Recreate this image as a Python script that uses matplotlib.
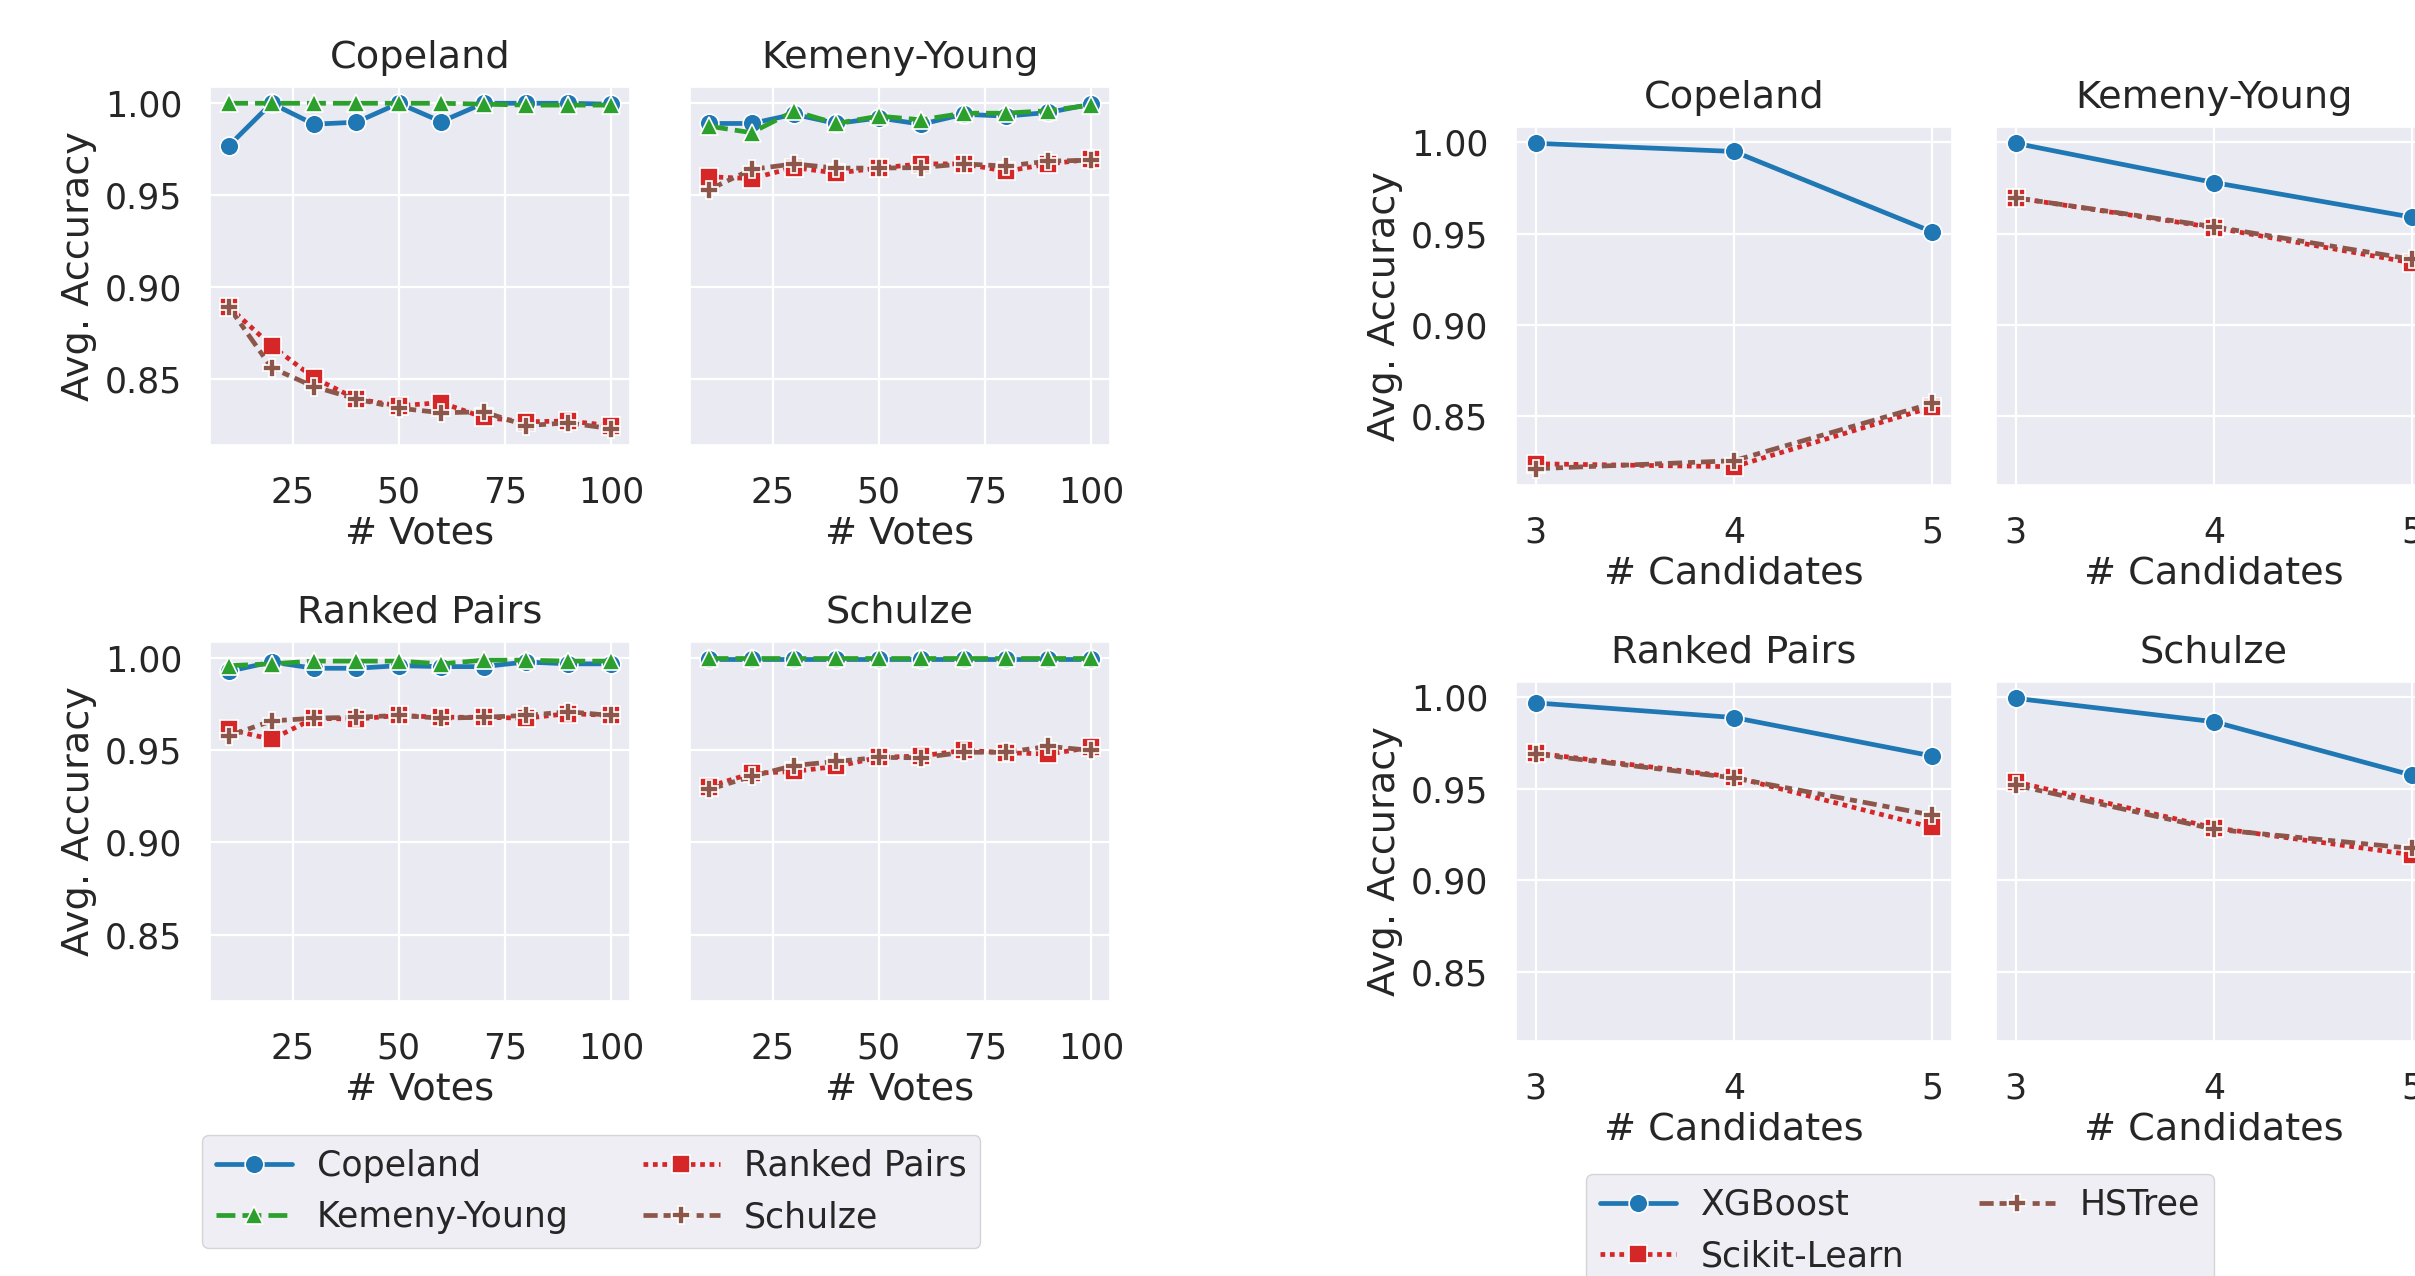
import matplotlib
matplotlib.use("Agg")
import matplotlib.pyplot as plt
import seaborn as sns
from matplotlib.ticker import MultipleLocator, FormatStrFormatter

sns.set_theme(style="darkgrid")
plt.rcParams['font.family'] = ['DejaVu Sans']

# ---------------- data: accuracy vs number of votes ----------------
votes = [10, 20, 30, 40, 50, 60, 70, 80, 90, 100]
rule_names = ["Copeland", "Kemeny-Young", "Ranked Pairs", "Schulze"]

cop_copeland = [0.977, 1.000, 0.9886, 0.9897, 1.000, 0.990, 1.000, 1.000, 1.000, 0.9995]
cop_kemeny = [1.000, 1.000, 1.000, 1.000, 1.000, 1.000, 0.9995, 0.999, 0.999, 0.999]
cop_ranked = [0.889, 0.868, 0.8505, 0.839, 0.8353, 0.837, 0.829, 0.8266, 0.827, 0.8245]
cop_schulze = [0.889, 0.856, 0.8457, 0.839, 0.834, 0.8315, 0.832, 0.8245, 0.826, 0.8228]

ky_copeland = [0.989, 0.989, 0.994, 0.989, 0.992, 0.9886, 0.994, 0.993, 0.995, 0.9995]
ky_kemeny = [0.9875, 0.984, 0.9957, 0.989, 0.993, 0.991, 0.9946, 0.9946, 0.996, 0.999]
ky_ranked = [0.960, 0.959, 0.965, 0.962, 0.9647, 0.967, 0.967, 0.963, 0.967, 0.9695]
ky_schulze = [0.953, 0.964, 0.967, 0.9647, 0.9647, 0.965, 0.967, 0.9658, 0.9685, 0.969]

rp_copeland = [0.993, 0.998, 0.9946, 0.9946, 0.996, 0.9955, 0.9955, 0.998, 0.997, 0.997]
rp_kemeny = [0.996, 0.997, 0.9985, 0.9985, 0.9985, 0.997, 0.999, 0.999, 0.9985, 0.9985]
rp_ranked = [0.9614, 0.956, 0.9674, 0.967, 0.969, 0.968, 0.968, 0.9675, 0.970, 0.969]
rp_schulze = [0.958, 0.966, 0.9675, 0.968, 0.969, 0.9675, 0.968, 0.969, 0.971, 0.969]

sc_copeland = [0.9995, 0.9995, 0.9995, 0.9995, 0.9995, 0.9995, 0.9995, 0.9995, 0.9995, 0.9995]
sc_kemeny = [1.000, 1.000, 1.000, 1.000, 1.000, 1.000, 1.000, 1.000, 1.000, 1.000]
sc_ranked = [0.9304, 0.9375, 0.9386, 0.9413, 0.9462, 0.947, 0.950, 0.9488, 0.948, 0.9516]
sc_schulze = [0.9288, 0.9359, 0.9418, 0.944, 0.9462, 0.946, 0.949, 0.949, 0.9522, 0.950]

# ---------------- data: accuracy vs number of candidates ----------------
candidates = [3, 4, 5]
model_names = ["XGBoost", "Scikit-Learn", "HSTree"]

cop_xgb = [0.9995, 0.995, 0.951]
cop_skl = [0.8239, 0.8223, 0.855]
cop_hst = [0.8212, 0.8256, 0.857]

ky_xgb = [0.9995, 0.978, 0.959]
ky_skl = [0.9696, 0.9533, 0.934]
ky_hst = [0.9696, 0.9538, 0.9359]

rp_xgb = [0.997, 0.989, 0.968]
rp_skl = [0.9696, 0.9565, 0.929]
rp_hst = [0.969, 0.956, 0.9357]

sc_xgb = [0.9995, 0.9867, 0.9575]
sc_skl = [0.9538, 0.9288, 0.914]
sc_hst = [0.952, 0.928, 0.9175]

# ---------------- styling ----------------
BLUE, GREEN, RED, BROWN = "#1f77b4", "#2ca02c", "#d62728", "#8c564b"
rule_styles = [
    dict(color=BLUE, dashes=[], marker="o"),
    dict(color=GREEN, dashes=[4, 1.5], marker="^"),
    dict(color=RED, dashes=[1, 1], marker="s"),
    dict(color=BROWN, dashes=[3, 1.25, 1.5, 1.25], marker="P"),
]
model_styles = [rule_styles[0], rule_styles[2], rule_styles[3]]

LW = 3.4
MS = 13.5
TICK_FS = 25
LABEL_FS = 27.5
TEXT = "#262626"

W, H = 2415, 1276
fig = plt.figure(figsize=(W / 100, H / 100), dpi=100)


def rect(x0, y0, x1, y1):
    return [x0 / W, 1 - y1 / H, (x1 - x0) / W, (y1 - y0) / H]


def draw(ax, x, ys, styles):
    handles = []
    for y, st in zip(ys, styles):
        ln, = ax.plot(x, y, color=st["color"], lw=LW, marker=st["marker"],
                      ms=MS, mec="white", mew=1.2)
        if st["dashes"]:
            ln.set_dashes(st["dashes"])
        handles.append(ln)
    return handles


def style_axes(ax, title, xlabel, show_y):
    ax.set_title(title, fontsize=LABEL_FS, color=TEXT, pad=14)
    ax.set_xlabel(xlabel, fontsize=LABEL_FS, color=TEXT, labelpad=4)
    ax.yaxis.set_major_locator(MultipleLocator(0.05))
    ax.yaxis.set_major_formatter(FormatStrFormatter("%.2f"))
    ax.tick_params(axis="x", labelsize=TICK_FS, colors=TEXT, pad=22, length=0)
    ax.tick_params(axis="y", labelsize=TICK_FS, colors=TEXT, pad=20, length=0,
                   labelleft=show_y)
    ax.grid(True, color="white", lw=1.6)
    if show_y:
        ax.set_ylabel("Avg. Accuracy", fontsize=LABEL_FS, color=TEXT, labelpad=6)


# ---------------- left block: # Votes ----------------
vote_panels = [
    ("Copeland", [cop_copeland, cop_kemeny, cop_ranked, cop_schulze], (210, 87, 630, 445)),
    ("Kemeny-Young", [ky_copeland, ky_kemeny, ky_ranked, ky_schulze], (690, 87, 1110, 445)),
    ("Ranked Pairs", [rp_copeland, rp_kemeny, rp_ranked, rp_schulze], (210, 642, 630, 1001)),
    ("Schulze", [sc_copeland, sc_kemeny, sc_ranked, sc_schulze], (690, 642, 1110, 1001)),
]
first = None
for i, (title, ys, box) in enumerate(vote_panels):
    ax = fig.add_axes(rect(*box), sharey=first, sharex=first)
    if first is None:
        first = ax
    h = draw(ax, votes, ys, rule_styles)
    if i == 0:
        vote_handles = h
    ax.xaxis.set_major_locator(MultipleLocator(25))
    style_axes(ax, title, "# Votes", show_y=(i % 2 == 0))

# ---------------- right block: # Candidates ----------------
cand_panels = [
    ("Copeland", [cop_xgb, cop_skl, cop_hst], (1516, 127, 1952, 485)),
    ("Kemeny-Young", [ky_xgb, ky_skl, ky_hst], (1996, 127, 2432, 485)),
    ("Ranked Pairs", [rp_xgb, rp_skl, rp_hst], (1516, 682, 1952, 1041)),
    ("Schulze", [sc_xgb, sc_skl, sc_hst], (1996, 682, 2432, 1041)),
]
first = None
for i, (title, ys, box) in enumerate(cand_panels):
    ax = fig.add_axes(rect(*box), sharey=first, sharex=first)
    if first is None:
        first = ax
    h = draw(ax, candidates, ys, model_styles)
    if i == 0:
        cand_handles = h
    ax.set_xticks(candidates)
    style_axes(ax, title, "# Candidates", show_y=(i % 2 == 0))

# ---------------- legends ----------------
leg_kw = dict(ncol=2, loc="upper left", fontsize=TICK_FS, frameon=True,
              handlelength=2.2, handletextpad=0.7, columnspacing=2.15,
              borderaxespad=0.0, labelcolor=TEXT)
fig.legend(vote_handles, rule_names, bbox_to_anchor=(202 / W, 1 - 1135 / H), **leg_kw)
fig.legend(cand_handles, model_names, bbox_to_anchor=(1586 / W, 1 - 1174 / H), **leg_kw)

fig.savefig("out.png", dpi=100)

——————

● WHAT YOU WILL DO
Pull out all lines in the data above that include "matplotlib".

● RESPONSE BELOW
Recreate this image as a Python script that uses matplotlib.
import matplotlib
matplotlib.use("Agg")
import matplotlib.pyplot as plt
from matplotlib.ticker import MultipleLocator, FormatStrFormatter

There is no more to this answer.